(What the task requires): Take every line from the listing below that contains "standalone".

--- Start of Provided records ---

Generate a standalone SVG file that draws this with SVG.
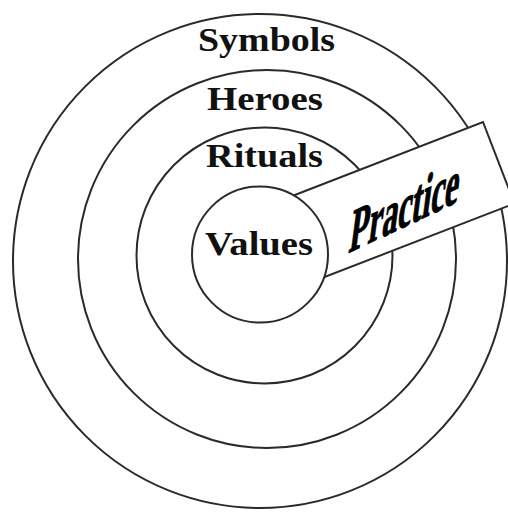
<svg xmlns="http://www.w3.org/2000/svg" width="508" height="512" viewBox="0 0 508 512">
  <style>
    .ring { fill: #ffffff; stroke: #2a2a2a; stroke-width: 2; }
    .band { fill: #ffffff; stroke: #2a2a2a; stroke-width: 2; stroke-linejoin: miter; }
    .lbl { font-family: "Liberation Serif", "Times New Roman", serif; font-weight: bold; font-size: 34px; fill: #111111; }
    .prac { font-family: "Liberation Serif", "Times New Roman", serif; font-weight: bold; font-size: 60px; fill: #000000; stroke: #000000; stroke-width: 1.2; }
  </style>
  <rect x="0" y="0" width="508" height="512" fill="#ffffff"/>
  <g id="symbols">
    <circle class="ring" cx="260" cy="261" r="247"/>
  </g>
  <g id="heroes">
    <circle class="ring" cx="267" cy="259" r="189"/>
  </g>
  <g id="rituals">
    <circle class="ring" cx="264.5" cy="255.5" r="128"/>
  </g>
  <g id="practice">
    <polygon class="band" points="260,208.5 483,122 514.5,203.5 260,302"/>
  </g>
  <g id="values">
    <circle class="ring" cx="260" cy="254.5" r="68"/>
  </g>
  <g id="labels">
    <text class="lbl" x="198" y="51" textLength="137" lengthAdjust="spacingAndGlyphs">Symbols</text>
    <text class="lbl" x="207" y="110" textLength="116" lengthAdjust="spacingAndGlyphs">Heroes</text>
    <text class="lbl" x="206" y="167" textLength="117" lengthAdjust="spacingAndGlyphs">Rituals</text>
    <text class="lbl" x="205" y="255" textLength="108" lengthAdjust="spacingAndGlyphs">Values</text>
    <text class="prac" transform="translate(348,253) skewY(-25) skewX(-8) scale(0.52,1)" x="0" y="0">Practice</text>
  </g>
</svg>
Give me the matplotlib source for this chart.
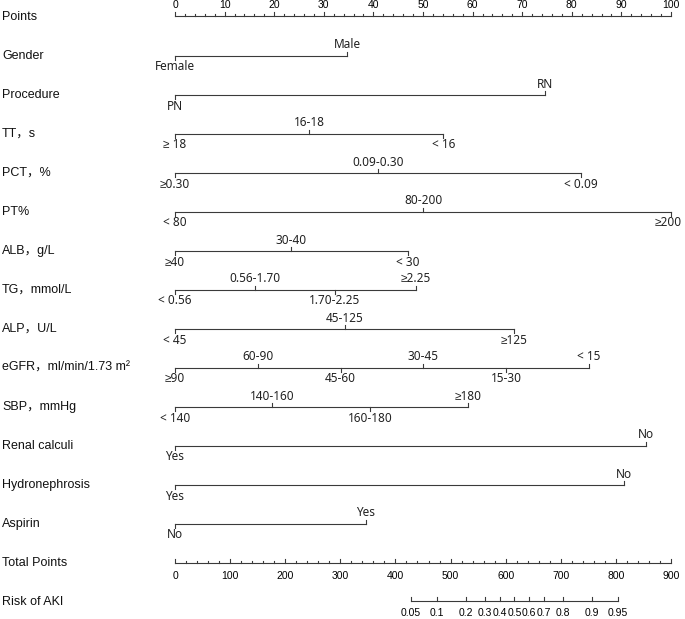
import numpy as np
import matplotlib
matplotlib.use("Agg")
import matplotlib.pyplot as plt
import matplotlib.transforms as mtransforms

# row names (left column)
row_names = ["Points", "Gender", "Procedure", "TT，s", "PCT，%", "PT%", "ALB，g/L",
             "TG，mmol/L", "ALP，U/L", "eGFR，ml/min/1.73 m²", "SBP，mmHg",
             "Renal calculi", "Hydronephrosis", "Aspirin", "Total Points", "Risk of AKI"]

# variable levels and their points
gender_levels = ["Female", "Male"]
gender_pts = [0, 34.7]
procedure_levels = ["PN", "RN"]
procedure_pts = [0, 74.5]
tt_levels = ["≥ 18", "16-18", "< 16"]
tt_pts = [0, 27.1, 54.1]
pct_levels = ["≥0.30", "0.09-0.30", "< 0.09"]
pct_pts = [0, 40.9, 81.9]
pt_levels = ["< 80", "80-200", "≥200"]
pt_pts = [0, 50.1, 100]
alb_levels = ["≥40", "30-40", "< 30"]
alb_pts = [0, 23.4, 46.9]
tg_levels = ["< 0.56", "0.56-1.70", "1.70-2.25", "≥2.25"]
tg_pts = [0, 16.1, 32.2, 48.5]
alp_levels = ["< 45", "45-125", "≥125"]
alp_pts = [0, 34.2, 68.3]
egfr_levels = ["≥90", "60-90", "45-60", "30-45", "15-30", "< 15"]
egfr_pts = [0, 16.8, 33.4, 50.1, 66.8, 83.5]
sbp_levels = ["< 140", "140-160", "160-180", "≥180"]
sbp_pts = [0, 19.6, 39.4, 59.1]
renal_levels = ["Yes", "No"]
renal_pts = [0, 95.0]
hydro_levels = ["Yes", "No"]
hydro_pts = [0, 90.5]
aspirin_levels = ["No", "Yes"]
aspirin_pts = [0, 38.5]

# axes scales
points_ticks = list(range(0, 101, 10))
total_ticks = list(range(0, 901, 100))
risk_ticks = [0.05, 0.1, 0.2, 0.3, 0.4, 0.5, 0.6, 0.7, 0.8, 0.9, 0.95]
risk_labels = ["0.05", "0.1", "0.2", "0.3", "0.4", "0.5", "0.6", "0.7", "0.8", "0.9", "0.95"]
lp_intercept = -9.657
lp_slope = 0.01568

LINE = "#3a3a3a"
ROW_FONT = ["Liberation Sans", "Noto Sans CJK SC", "DejaVu Sans"]
LVL_FONT = ["Noto Sans", "Liberation Sans", "DejaVu Sans"]
NUM_FONT = ["Liberation Sans", "DejaVu Sans"]

fig = plt.figure(figsize=(6.85, 6.19), dpi=100)
ax = fig.add_axes([175 / 685, 0, 496 / 685, 1])
ax.set_xlim(0, 100)
ax.set_ylim(619, 0)
ax.axis("off")

row_y = [17 + 39 * i for i in range(len(row_names))]
lab_tr = mtransforms.blended_transform_factory(fig.transFigure, ax.transData)
for name, y in zip(row_names, row_y):
    ax.text(2 / 685, y, name, transform=lab_tr, family=ROW_FONT, fontsize=9,
            ha="left", va="center", color="#111111")

# Points axis
y0 = 16
ax.plot([0, 100], [y0, y0], color=LINE, lw=0.8, clip_on=False)
for t in np.arange(0, 101, 2):
    L = 4 if t % 10 == 0 else 2
    ax.plot([t, t], [y0, y0 - L], color=LINE, lw=0.8, clip_on=False)
for t in points_ticks:
    ax.text(t, 5, str(t), family=NUM_FONT, fontsize=7.5, ha="center", va="center")

# variable axes
variables = [
    (gender_levels, gender_pts), (procedure_levels, procedure_pts), (tt_levels, tt_pts),
    (pct_levels, pct_pts), (pt_levels, pt_pts), (alb_levels, alb_pts), (tg_levels, tg_pts),
    (alp_levels, alp_pts), (egfr_levels, egfr_pts), (sbp_levels, sbp_pts),
    (renal_levels, renal_pts), (hydro_levels, hydro_pts), (aspirin_levels, aspirin_pts),
]
for k, (levels, pts) in enumerate(variables):
    y = row_y[k + 1]
    ax.plot([min(pts), max(pts)], [y, y], color=LINE, lw=0.8, clip_on=False)
    for j, (lev, p) in enumerate(zip(levels, pts)):
        d = 1 if j % 2 == 0 else -1  # below / above
        ax.plot([p, p], [y, y + 4 * d], color=LINE, lw=0.8, clip_on=False)
        # keep the label at the right end inside the figure
        px = p - 0.6 if p >= 99 else p
        ax.text(px, y + 11 * d, lev, family=LVL_FONT, fontsize=8.5, ha="center",
                va="center", color="#222222", clip_on=False)

# Total points axis
yt = 563
ax.plot([0, 100], [yt, yt], color=LINE, lw=0.8, clip_on=False)
for t in np.arange(0, 901, 20):
    L = 4 if t % 100 == 0 else 2
    ax.plot([t / 9, t / 9], [yt, yt - L], color=LINE, lw=0.8, clip_on=False)
for t in total_ticks:
    ax.text(t / 9, 576, str(t), family=NUM_FONT, fontsize=7.5, ha="center", va="center")

# Risk axis
yr = 601
risk_tp = [(np.log(p / (1 - p)) - lp_intercept) / lp_slope for p in risk_ticks]
ax.plot([risk_tp[0] / 9, risk_tp[-1] / 9], [yr, yr], color=LINE, lw=0.8, clip_on=False)
for tp, lab in zip(risk_tp, risk_labels):
    ax.plot([tp / 9, tp / 9], [yr, yr - 4], color=LINE, lw=0.8, clip_on=False)
    ax.text(tp / 9, 613, lab, family=NUM_FONT, fontsize=7.5, ha="center", va="center")

fig.savefig("out.png", dpi=100)
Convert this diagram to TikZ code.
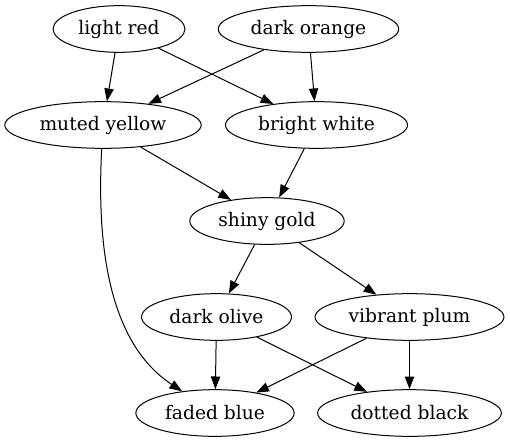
\documentclass[tikz,border=0pt]{standalone}
\usepackage{fontspec}
\setmainfont{DejaVu Serif}
\usetikzlibrary{shapes.geometric,arrows.meta}
\begin{document}
\begin{tikzpicture}[x=0.75pt,y=-0.75pt,>={Triangle[length=9.5pt,width=7pt]},line width=0.75pt,
        bag/.style={draw,ellipse,inner xsep=4.5pt,minimum height=35pt,font=\fontsize{14}{16}\selectfont},
        edge/.style={->}]
        \useasboundingbox (0,0) rectangle (510,443);
        \node[bag] (lr) at (119,29) {light red};
        \node[bag] (do) at (308.5,29) {dark orange};
        \node[bag] (my) at (103,125) {muted yellow};
        \node[bag] (bw) at (316.5,125) {bright white};
        \node[bag] (sg) at (267,221) {shiny gold};
        \node[bag] (dol) at (216.5,317) {dark olive};
        \node[bag] (vp) at (409.5,317) {vibrant plum};
        \node[bag] (fb) at (215,413) {faded blue};
        \node[bag] (db) at (409.5,413) {dotted black};
        \draw[edge] (lr) -- (my);
        \draw[edge] (lr) -- (bw);
        \draw[edge] (do) -- (my);
        \draw[edge] (do) -- (bw);
        \draw[edge] (my) -- (sg);
        \draw[edge] (bw) -- (sg);
        \draw[edge] (sg) -- (dol);
        \draw[edge] (sg) -- (vp);
        \draw[edge] (my) .. controls (96,255) and (112,345) .. (fb);
        \draw[edge] (dol) -- (fb);
        \draw[edge] (dol) -- (db);
        \draw[edge] (vp) -- (fb);
        \draw[edge] (vp) -- (db);
    \end{tikzpicture}
\end{document}
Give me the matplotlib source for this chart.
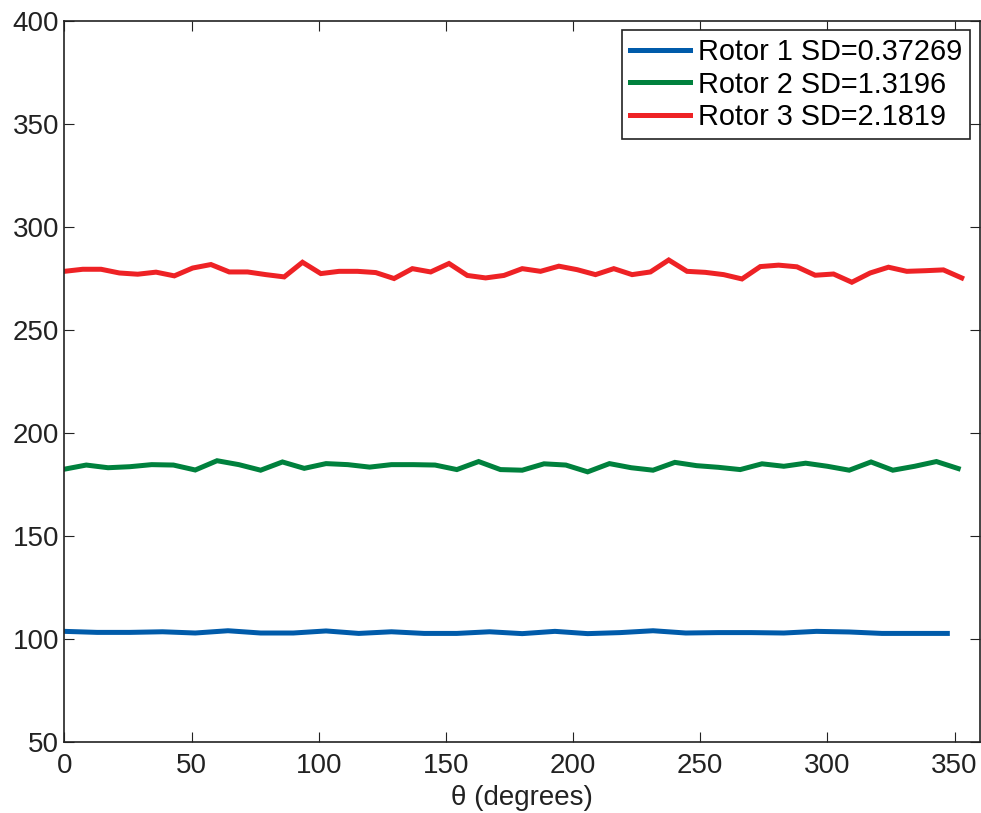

--- End of Provided records ---

(Problem solution):
Generate a standalone SVG file that draws this with SVG.
\documentclass[tikz,border=0pt]{standalone}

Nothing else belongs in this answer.